Financial and economic crisis that France experienced was one of the major reason for the coming of the French Revolution on 1789. In the process, the class conflict between the aristocracy and the bourgeoisie was imminent. In Louis XV’s reign, France had to undergo numerous military expeditions ranging from the War of the Austrian Succession from 1740 to 1748 and the Seven Year’s War from 1756 to 1763. Additionally, Louis XVI’s international policy to help the American Revolution expanded France’s annual military expenditure. Along with this, France’s national finance was failing due to inefficient management shown in cases like the Mississippi Bubble. These series of events placed France under large debt crisis far beyond monarch’s reach. French monarchs since then tried countless fiscal reforms to rescue France’s economy. These reforms included the increased taille, the land tax, the vingtième, the income tax, and the internal tariffs. These increased tax targeted the Third estate which included the farming peasants, city laborers as well as the growing bourgeoisie. French taxation system in late eighteenth century, considerate of the income level of the subjects, required the most earning to pay more tax. This property chained the high earning bourgeoisies. It is not to say that farmers or other laborers were not burdened by the tax, they were also in economic crisis. However, the bourgeoisies were the most affected by the national debt and the most suffered. Furthermore, the bourgeoisies consisted of merchants and artisans had to pay extra taxes such as patents and tariffs besides the main income tax and church tax as the new Controller-General suppressed guild system. On the other hand, the second estate, consisted of aristocracies were mostly exempt from tax.

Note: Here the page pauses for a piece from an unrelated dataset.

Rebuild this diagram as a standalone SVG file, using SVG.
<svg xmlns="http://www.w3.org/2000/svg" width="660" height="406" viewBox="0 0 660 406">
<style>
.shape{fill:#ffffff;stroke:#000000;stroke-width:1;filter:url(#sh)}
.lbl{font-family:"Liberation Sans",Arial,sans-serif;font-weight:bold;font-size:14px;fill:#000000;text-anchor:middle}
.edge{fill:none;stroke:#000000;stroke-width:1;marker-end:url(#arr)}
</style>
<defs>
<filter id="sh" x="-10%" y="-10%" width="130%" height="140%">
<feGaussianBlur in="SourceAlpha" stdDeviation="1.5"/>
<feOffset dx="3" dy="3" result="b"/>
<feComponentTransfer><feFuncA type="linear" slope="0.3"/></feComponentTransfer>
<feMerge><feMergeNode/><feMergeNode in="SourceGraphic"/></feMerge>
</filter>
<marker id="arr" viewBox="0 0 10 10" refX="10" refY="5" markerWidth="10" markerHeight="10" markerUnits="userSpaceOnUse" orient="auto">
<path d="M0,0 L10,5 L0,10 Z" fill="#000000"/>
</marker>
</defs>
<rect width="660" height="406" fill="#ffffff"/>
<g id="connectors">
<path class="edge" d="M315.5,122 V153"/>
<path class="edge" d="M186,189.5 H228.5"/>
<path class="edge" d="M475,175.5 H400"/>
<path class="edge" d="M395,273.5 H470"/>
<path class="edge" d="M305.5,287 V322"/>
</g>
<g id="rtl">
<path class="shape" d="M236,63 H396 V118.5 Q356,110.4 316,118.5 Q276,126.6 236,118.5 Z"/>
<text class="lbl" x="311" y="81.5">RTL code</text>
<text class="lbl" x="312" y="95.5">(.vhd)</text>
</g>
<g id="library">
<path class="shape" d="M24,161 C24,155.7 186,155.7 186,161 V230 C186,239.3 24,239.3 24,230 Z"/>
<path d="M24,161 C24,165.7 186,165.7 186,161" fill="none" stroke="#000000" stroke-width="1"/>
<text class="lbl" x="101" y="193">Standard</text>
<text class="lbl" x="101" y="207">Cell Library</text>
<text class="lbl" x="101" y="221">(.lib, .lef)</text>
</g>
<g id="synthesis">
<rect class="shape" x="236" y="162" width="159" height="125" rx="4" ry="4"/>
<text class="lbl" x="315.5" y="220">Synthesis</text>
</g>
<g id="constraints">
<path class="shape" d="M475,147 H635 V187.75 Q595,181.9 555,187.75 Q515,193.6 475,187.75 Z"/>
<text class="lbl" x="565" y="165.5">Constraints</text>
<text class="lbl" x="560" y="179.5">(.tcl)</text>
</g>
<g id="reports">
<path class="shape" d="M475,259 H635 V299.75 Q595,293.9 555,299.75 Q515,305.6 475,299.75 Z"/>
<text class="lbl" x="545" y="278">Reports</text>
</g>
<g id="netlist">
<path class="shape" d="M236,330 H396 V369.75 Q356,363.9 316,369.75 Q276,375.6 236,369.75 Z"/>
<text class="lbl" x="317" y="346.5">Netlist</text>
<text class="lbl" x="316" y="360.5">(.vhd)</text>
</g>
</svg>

The political and social discrimination that the bourgeoisie class had to face also triggered the French Revolution of 1789. Bourgeoisie class was an economically growing social group. However, given their position being the Third Estate, they were never treated equal to the nobles or the priests. This is very well illustrated with the famous quote by Marie-Antoinette, “Let them eat cake!” As the famine in France continued throughout the late 18th century and the government supported liberal economic policies, France suffered great inflation. Grain price as well as the bread price soared up the sky. Ironically, with the inflation, the wage of the workers stagnated. Because of this economic phenomenon, peasants did suffer. However, the most suffered were the city laborers, the artisans, and the merchants. They, living in cities, had to pay for the bread with a price 50% more than what it was before. The merchants had to suffer the high inflation barriers when trading with foreign countries as well as within France and the artisans had to suffer the decrease in demand for their works. This hardship that the Third Estate city residents had to bear was undermined by the nobles. Linking back to Marie-Antoinette’s quote, regardless of whether it was actually said or not, a nobility uttering such things shows how inconsiderate nobles in general were towards the third estate. Furthermore, their constant desire for political suffrage shows the class conflict that bourgeoisies had to endure. Louis XV was considered to be an enlightened despot for his legislative reforms: creation of Maupeou Parlement. This form of Parlement, more so than Parlement of Paris was subservient, creating central judicial system and merit based bureaucracy which in turn suppressed the hereditary nobles. However, during Louis XVI’s reign the Maupeou Parlement was abolished and the prior Parlement of Paris was reinstated. As a result, the talented bourgeoisies’ benefits were confiscated, enlarging the power of the hereditary aristocrats. Also, the Declaration of Rights of Men and Citizen directly shows the ideals that bourgeoisies wanted, grant of citizenship and political freedom according to payment of tax.
However, it was not only the class conflict between the bourgeoisie class and the aristocracy that was essential for the coming of the French Revolution of 1789. Given that France during the 18th century was financially and politically unstable due to the past monarchs, not only the bourgeoisies but also political groups from other social classes expressed their opposition towards the government. At the midst of the establishment of political inequality between the estates, it was at the Assembly of Notables that the idea of calling for the assembly of the Estate-General was first thought of. This shows how not only the third estate and the bourgeoisies themselves but also the nobles of the second estate were in some way aligned to make political equality. It is not to say that they expanded the concept of equality to their general lives, but they made efforts to include the third estate members at deciding over a major issue, taxation. Furthermore, a lot of individuals from the second estate took part in radical reforms and revolutions itself. Marquis de Lafayette was a French general commonly known for his accomplishments in the American War of Independence. However, when he returned from the battle field, he dived into another one by leading the march towards Versailles in 1791. Although it is does not directly show the cause for revolution, it elaborates on the spirit of the revolution of 1789, that the third estate is not the single entity that broke out into war: nobles in opposition to the government’s policies revolted actively. Additionally, numerous clergies were in line with the revolution. For example, Emmanuel Joseph Sieyès, a priest, expressed his political and social values through his book, What is the Third Estate, by stating that the third estate should claim their right both politically and socially.
To conclude, the class conflict between the bourgeoisie class and the aristocracy was an essential component in causing the French Revolution of 1789. The social, political inferiority that the bourgeoisies endured created the long fuse triggered by the economic burden. However, viewing from another perspective that many activists were from other classes, show how the class conflict might not have been a necessity. Yes, of course, even if there weren’t a class conflict, there would have been other triggers to start the fire of revolution. However, it was the bourgeoisies that contributed the most to the coming of the revolution of 1789 which can be analyzed that, for the specific revolution of 1789 to happen, the class conflict was necessary.